From Wikipedia, the free encyclopedia

Sir Andrew George Derbyshire FRIBA (7 October 1923 – 3 March 2016) was a British architect.[1][2] He was a senior partner, later Chairman, and following retirement, President, of the architectural practice Robert Matthew Johnson-Marshall (RMJM) and Partners, under the original named-partner architects. He was knighted in 1986.[3]

Derbyshire studied at Queens' College, Cambridge, and at the Architectural Association, London, before realising, as principal architect with RMJM, the master-planning and designing of the University of York campus in Heslington (from 1962), said to be his chef d'oeuvre.[4][5]

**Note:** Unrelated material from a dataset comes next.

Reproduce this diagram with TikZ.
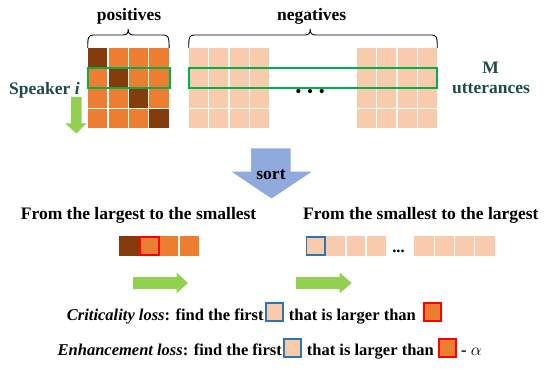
\documentclass[tikz,border=0pt]{standalone}
\usepackage{fontspec}
\setmainfont{Liberation Serif}
\definecolor{cOr}{HTML}{ED7D31}
\definecolor{cBr}{HTML}{843C0C}
\definecolor{cPe}{HTML}{F8CBAD}
\definecolor{cGa}{HTML}{92D050}
\definecolor{cGr}{HTML}{00B050}
\definecolor{cBl}{HTML}{2E75B6}
\definecolor{cRd}{HTML}{FF0000}
\definecolor{cSo}{HTML}{8FAADC}
\definecolor{cTe}{HTML}{1F4B4B}
\begin{document}
\begin{tikzpicture}[x=1pt,y=-1pt,
  font=\bfseries\fontsize{17.5}{21}\selectfont,
  txt/.style={inner sep=0pt},
  losstxt/.style={inner sep=0pt,font=\bfseries\fontsize{16.5}{20}\selectfont},
  gline/.style={white,line width=1.2pt},
  grect/.style={draw=cGr,line width=2pt},
  bluebox/.style={draw=cBl,fill=cPe,line width=1.6pt,minimum width=17pt,minimum height=18.5pt,inner sep=0pt},
  redbox/.style={draw=cRd,fill=cOr,line width=1.6pt,minimum width=17pt,minimum height=18.5pt,inner sep=0pt},
  bracestyle/.style={black,line width=0.9pt},
  garrow/.style={fill=cGa}]
\useasboundingbox (0,0) rectangle (550,369);

% positives grid
\fill[cOr] (87.7,48.3) rectangle (169.1,128.3);
\foreach \i in {0,...,3}{
  \fill[cBr] (87.7+\i*20.35,48.3+\i*20) rectangle ++(20.35,20);
}
\foreach \i in {1,2,3}{
  \draw[gline] (87.7+\i*20.35,48.3) -- ++(0,80);
  \draw[gline] (87.7,48.3+\i*20) -- ++(81.4,0);
}
% negatives grids
\fill[cPe] (188.5,48.3) rectangle (269.3,128.3);
\fill[cPe] (356.7,48.3) rectangle (437.3,128.3);
\foreach \i in {1,2,3}{
  \draw[gline] (188.5+\i*20.2,48.3) -- ++(0,80);
  \draw[gline] (356.7+\i*20.15,48.3) -- ++(0,80);
  \draw[gline] (188.5,48.3+\i*20) -- ++(80.8,0);
  \draw[gline] (356.7,48.3+\i*20) -- ++(80.6,0);
}
% green rectangles
\draw[grect] (87.7,68.3) rectangle (170,88.5);
\draw[grect] (188.5,68.3) rectangle (437.3,88.5);
% dots
\foreach \x in {298.3,310,321.7}{\fill (\x,91) circle (2.1);}

% braces
\draw[bracestyle] (87.7,48) .. controls (87.7,37) and (88.5,35) .. (93.5,35)
  -- (123,35) .. controls (127,35) and (128.2,33) .. (128.2,29)
  .. controls (128.2,33) and (129.4,35) .. (133.4,35)
  -- (163.3,35) .. controls (168.3,35) and (169.1,37) .. (169.1,48);
\draw[bracestyle] (188.7,48) .. controls (188.7,37) and (189.5,35) .. (194.5,35)
  -- (305,35) .. controls (309,35) and (310.2,33) .. (310.2,29)
  .. controls (310.2,33) and (311.4,35) .. (315.4,35)
  -- (431.5,35) .. controls (436.5,35) and (437.3,37) .. (437.3,48);

% labels top
\node[txt,anchor=base] (pos) at (129,21) {positives};
\node[txt,anchor=base] (neg) at (311.7,21) {negatives};
\node[txt,anchor=base,text=cTe] (m) at (490.7,73.3) {M};
\node[txt,anchor=base,text=cTe] (utt) at (491,94) {utterances};

% speaker arrow
\fill[garrow] (71,97) -- (81.7,97) -- (81.7,123.3) -- (86.5,123.3) -- (76.3,133.5)
  -- (65.2,123.3) -- (71,123.3) -- cycle;
\node[txt,anchor=base west,text=cTe] (spk) at (9,95) {Speaker \textit{i}};

% sort arrow
\fill[cSo] (251,148.3) -- (290.7,148.3) -- (290.7,171.7) -- (311.7,171.7)
  -- (271.5,198.5) -- (231.7,171.7) -- (251,171.7) -- cycle;
\node[txt,anchor=base] (sort) at (271,179.3) {sort};

% middle labels
\node[txt,anchor=base west] (l2s) at (20.7,219) {From the largest to the smallest};
\node[txt,anchor=base west] (s2l) at (303,219) {From the smallest to the largest};

% left bar
\fill[cBr] (119,236) rectangle (139,256);
\fill[cOr] (139,236) rectangle (199,256);
\draw[gline] (159,236) -- (159,256);
\draw[gline] (179,236) -- (179,256);
\draw[draw=cRd,line width=1.6pt] (139.8,236.8) rectangle (158.7,255.2);

% right bar
\fill[cPe] (305.7,236) rectangle (386,256);
\fill[cPe] (414,236) rectangle (495,256);
\foreach \i in {1,2,3}{
  \draw[gline] (305.7+\i*20.1,236) -- ++(0,20);
  \draw[gline] (414+\i*20.25,236) -- ++(0,20);
}
\draw[draw=cBl,line width=1.6pt] (306.5,236.8) rectangle (325.2,255.2);
\node[losstxt,anchor=base] (bdots) at (398.5,252.7) {...};

% green right arrows
\fill[garrow] (133,277) -- (176.7,277) -- (176.7,272.7) -- (188,283) -- (176.7,293.3)
  -- (176.7,289) -- (133,289) -- cycle;
\fill[garrow] (296,277) -- (339.7,277) -- (339.7,272.7) -- (351.7,283) -- (339.7,293.3)
  -- (339.7,289) -- (296,289) -- cycle;

% criticality loss line
\node[losstxt,anchor=base east] (crit) at (263.8,320) {\textit{Criticality loss}: find the first};
\node[bluebox] (cb) at (274.2,312) {};
\node[losstxt,anchor=base west] (crit2) at (288.7,320) {that is larger than};
\node[redbox] (cr) at (432.2,312) {};

% enhancement loss line
\node[losstxt,anchor=base east] (enh) at (282,355) {\textit{Enhancement loss}: find the first};
\node[bluebox] (eb) at (292.7,348) {};
\node[losstxt,anchor=base west] (enh2) at (306.7,355) {that is larger than};
\node[redbox] (er) at (447.2,348) {};
\node[losstxt,anchor=base west] (alpha) at (461,355) {- $\alpha$};
\end{tikzpicture}
\end{document}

Hillingdon Civic Centre by Derbyshire

Other works included the Castle Market in Sheffield.[6] His Hillingdon Civic Centre in a neo-vernacular style made extensive use of brick and tile, to pay homage to traditional homely brick architecture of nearby buildings and suburban developments that were "indigenous to the borough".[7][8][9]

National Life Stories conducted an oral history interview (C467/77) with Andrew Derbyshire in 2003 for its Architects Lives' collection held by the British Library.[10]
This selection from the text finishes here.